** Work to be completed **
Reproduce all the lines below exactly and omit the images.

** Source data **
--- BEGIN ---

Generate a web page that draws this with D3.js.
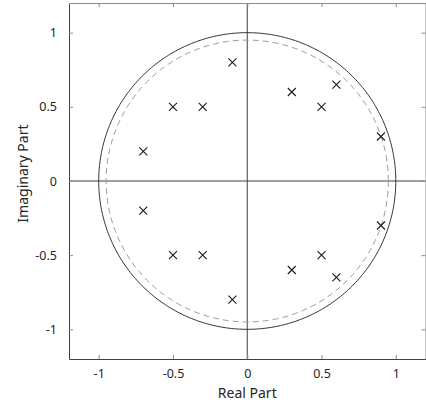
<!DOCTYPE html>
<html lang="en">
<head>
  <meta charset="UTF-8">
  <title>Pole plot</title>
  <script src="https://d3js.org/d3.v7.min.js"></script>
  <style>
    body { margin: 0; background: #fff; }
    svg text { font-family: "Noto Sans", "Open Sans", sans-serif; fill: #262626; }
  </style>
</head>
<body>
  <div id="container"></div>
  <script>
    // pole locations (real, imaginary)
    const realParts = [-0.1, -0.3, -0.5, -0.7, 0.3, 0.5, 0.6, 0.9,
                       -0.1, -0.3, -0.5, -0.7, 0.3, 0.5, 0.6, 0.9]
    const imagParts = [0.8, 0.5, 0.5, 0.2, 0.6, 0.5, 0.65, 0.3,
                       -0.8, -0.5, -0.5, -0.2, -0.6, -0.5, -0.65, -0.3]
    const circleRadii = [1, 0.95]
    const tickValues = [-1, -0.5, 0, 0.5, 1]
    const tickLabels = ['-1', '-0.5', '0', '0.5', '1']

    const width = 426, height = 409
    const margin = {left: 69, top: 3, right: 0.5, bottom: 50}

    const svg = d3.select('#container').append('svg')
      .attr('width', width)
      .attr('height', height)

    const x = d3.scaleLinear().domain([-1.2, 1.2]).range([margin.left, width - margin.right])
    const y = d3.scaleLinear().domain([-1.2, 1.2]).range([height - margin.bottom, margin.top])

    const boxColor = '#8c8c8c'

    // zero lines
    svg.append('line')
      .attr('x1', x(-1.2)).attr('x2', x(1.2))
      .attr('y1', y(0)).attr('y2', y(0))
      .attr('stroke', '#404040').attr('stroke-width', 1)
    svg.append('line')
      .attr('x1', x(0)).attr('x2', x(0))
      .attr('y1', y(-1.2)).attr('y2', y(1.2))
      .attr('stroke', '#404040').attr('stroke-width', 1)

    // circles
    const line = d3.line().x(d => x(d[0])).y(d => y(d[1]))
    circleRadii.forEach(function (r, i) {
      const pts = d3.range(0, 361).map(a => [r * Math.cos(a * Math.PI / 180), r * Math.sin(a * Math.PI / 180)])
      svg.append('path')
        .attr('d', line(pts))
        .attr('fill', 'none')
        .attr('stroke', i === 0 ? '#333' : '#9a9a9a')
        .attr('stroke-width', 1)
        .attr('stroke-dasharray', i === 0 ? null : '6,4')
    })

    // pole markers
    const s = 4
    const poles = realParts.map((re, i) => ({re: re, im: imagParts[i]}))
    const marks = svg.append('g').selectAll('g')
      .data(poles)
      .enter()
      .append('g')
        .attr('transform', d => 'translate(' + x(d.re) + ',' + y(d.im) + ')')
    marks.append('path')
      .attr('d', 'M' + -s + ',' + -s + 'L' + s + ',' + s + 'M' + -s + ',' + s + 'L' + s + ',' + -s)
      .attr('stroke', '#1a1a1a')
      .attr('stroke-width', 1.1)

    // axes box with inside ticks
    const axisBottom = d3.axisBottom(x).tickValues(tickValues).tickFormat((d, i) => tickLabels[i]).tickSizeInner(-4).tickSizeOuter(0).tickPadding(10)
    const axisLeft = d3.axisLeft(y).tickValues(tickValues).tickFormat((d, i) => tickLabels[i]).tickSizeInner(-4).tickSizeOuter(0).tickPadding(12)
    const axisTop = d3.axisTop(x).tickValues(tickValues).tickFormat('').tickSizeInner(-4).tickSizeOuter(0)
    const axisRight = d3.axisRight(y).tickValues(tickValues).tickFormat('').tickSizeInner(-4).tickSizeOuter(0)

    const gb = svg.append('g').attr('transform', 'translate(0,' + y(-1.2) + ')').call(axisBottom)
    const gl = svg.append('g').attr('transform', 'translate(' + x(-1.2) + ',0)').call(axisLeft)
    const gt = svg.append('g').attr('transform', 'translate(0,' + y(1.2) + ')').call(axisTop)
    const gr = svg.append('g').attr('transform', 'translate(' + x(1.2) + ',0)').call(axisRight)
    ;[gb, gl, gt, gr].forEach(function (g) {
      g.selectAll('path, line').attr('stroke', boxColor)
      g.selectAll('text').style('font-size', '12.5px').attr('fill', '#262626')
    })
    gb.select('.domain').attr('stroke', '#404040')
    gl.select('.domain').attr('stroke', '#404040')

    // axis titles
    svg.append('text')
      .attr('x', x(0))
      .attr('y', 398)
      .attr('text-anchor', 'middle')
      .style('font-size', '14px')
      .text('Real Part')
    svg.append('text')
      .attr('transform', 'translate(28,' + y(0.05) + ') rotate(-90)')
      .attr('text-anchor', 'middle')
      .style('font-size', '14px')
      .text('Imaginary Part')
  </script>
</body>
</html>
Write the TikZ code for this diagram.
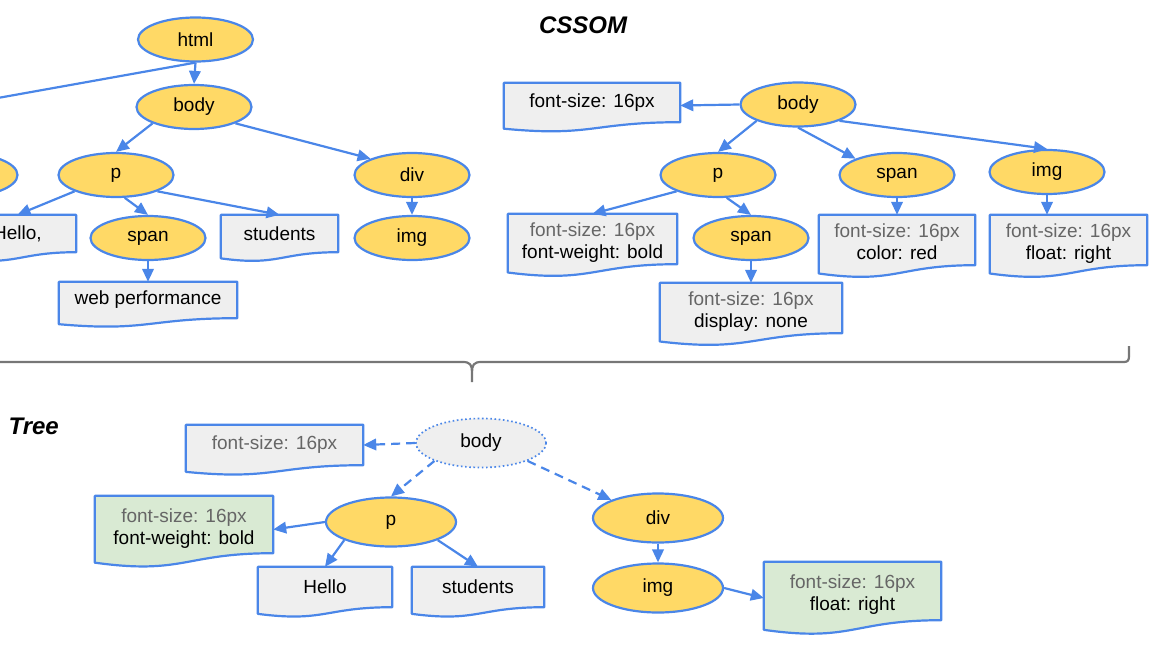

--- END ---

** Output **
Generate a web page that draws this with D3.js.
<!DOCTYPE html>
<html lang="en">
<head>
  <meta charset="UTF-8">
  <title>Pole plot</title>
  <script src="https://d3js.org/d3.v7.min.js"></script>
  <style>
    body { margin: 0; background: #fff; }
    svg text { font-family: "Noto Sans", "Open Sans", sans-serif; fill: #262626; }
  </style>
</head>
<body>
  <div id="container"></div>
  <script>
    // pole locations (real, imaginary)
    const realParts = [-0.1, -0.3, -0.5, -0.7, 0.3, 0.5, 0.6, 0.9,
                       -0.1, -0.3, -0.5, -0.7, 0.3, 0.5, 0.6, 0.9]
    const imagParts = [0.8, 0.5, 0.5, 0.2, 0.6, 0.5, 0.65, 0.3,
                       -0.8, -0.5, -0.5, -0.2, -0.6, -0.5, -0.65, -0.3]
    const circleRadii = [1, 0.95]
    const tickValues = [-1, -0.5, 0, 0.5, 1]
    const tickLabels = ['-1', '-0.5', '0', '0.5', '1']

    const width = 426, height = 409
    const margin = {left: 69, top: 3, right: 0.5, bottom: 50}

    const svg = d3.select('#container').append('svg')
      .attr('width', width)
      .attr('height', height)

    const x = d3.scaleLinear().domain([-1.2, 1.2]).range([margin.left, width - margin.right])
    const y = d3.scaleLinear().domain([-1.2, 1.2]).range([height - margin.bottom, margin.top])

    const boxColor = '#8c8c8c'

    // zero lines
    svg.append('line')
      .attr('x1', x(-1.2)).attr('x2', x(1.2))
      .attr('y1', y(0)).attr('y2', y(0))
      .attr('stroke', '#404040').attr('stroke-width', 1)
    svg.append('line')
      .attr('x1', x(0)).attr('x2', x(0))
      .attr('y1', y(-1.2)).attr('y2', y(1.2))
      .attr('stroke', '#404040').attr('stroke-width', 1)

    // circles
    const line = d3.line().x(d => x(d[0])).y(d => y(d[1]))
    circleRadii.forEach(function (r, i) {
      const pts = d3.range(0, 361).map(a => [r * Math.cos(a * Math.PI / 180), r * Math.sin(a * Math.PI / 180)])
      svg.append('path')
        .attr('d', line(pts))
        .attr('fill', 'none')
        .attr('stroke', i === 0 ? '#333' : '#9a9a9a')
        .attr('stroke-width', 1)
        .attr('stroke-dasharray', i === 0 ? null : '6,4')
    })

    // pole markers
    const s = 4
    const poles = realParts.map((re, i) => ({re: re, im: imagParts[i]}))
    const marks = svg.append('g').selectAll('g')
      .data(poles)
      .enter()
      .append('g')
        .attr('transform', d => 'translate(' + x(d.re) + ',' + y(d.im) + ')')
    marks.append('path')
      .attr('d', 'M' + -s + ',' + -s + 'L' + s + ',' + s + 'M' + -s + ',' + s + 'L' + s + ',' + -s)
      .attr('stroke', '#1a1a1a')
      .attr('stroke-width', 1.1)

    // axes box with inside ticks
    const axisBottom = d3.axisBottom(x).tickValues(tickValues).tickFormat((d, i) => tickLabels[i]).tickSizeInner(-4).tickSizeOuter(0).tickPadding(10)
    const axisLeft = d3.axisLeft(y).tickValues(tickValues).tickFormat((d, i) => tickLabels[i]).tickSizeInner(-4).tickSizeOuter(0).tickPadding(12)
    const axisTop = d3.axisTop(x).tickValues(tickValues).tickFormat('').tickSizeInner(-4).tickSizeOuter(0)
    const axisRight = d3.axisRight(y).tickValues(tickValues).tickFormat('').tickSizeInner(-4).tickSizeOuter(0)

    const gb = svg.append('g').attr('transform', 'translate(0,' + y(-1.2) + ')').call(axisBottom)
    const gl = svg.append('g').attr('transform', 'translate(' + x(-1.2) + ',0)').call(axisLeft)
    const gt = svg.append('g').attr('transform', 'translate(0,' + y(1.2) + ')').call(axisTop)
    const gr = svg.append('g').attr('transform', 'translate(' + x(1.2) + ',0)').call(axisRight)
    ;[gb, gl, gt, gr].forEach(function (g) {
      g.selectAll('path, line').attr('stroke', boxColor)
      g.selectAll('text').style('font-size', '12.5px').attr('fill', '#262626')
    })
    gb.select('.domain').attr('stroke', '#404040')
    gl.select('.domain').attr('stroke', '#404040')

    // axis titles
    svg.append('text')
      .attr('x', x(0))
      .attr('y', 398)
      .attr('text-anchor', 'middle')
      .style('font-size', '14px')
      .text('Real Part')
    svg.append('text')
      .attr('transform', 'translate(28,' + y(0.05) + ') rotate(-90)')
      .attr('text-anchor', 'middle')
      .style('font-size', '14px')
      .text('Imaginary Part')
  </script>
</body>
</html>
Write the TikZ code for this diagram.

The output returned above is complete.